Soon, the organization had acquired a group malpractice policy, rented space in a shared office—which gave volunteers access to a business address for pleadings, conference rooms for client meetings and a telephone answering service—and established an online legal library. By the end of 2010, they had provided more than 14,000 hours of free legal services across 411 cases, primarily in the area of family law. They now have 430 volunteer lawyers.

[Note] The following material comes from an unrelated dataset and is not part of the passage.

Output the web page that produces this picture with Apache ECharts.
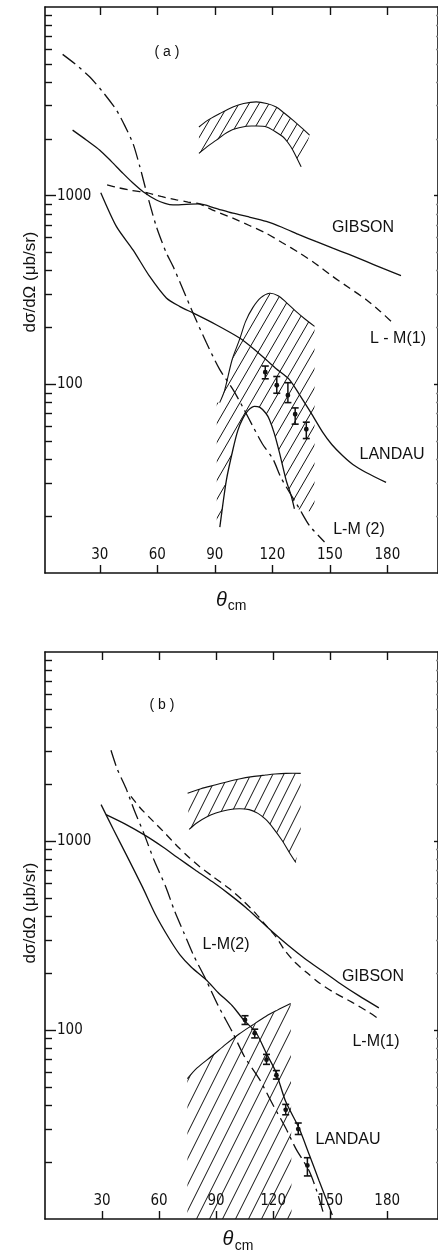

Petitions for civil protection orders for domestic violence victims constitute the majority of the organization’s work. “The consequences of not being represented can literally be life and death,” Brody said about these clients. The need in this area is immense: DCVLP takes between two and four cases a week, but 20 victims come through the D.C. Superior Court intake center each day. “We have cases involving really horrific abuse—clients who have been stabbed, choked, or pummeled while pregnant and suffered a miscarriage,” Brody said. “It is actually inspirational to work with clients who have come to a point of wanting to stop the abuse, and to help them and their children create a new life.”
DCVLP lawyers also work extensively in guardian ad litem cases, immigration law cases and custody cases for prior domestic violence clients. Although Brody now takes on fewer cases herself and misses working with clients, she is intent on growing the organization. The nonprofit’s $250,000 annual budget is derived solely from private donors and grants. Brody hopes to increase it through more fundraising so that they can hire more part-time supervisory attorneys, which would allow volunteers to take on more cases. She and her co-founders would also love to help lawyers in other cities replicate their model.
For the clients of DCVLP, there is no doubt about the difference the organization has made in their lives. “Thank you for not handling my case with a cookie-cutter approach,” wrote a client in a successful protection order case. “I am grateful and thankful for this service for [domestic violence] victims.”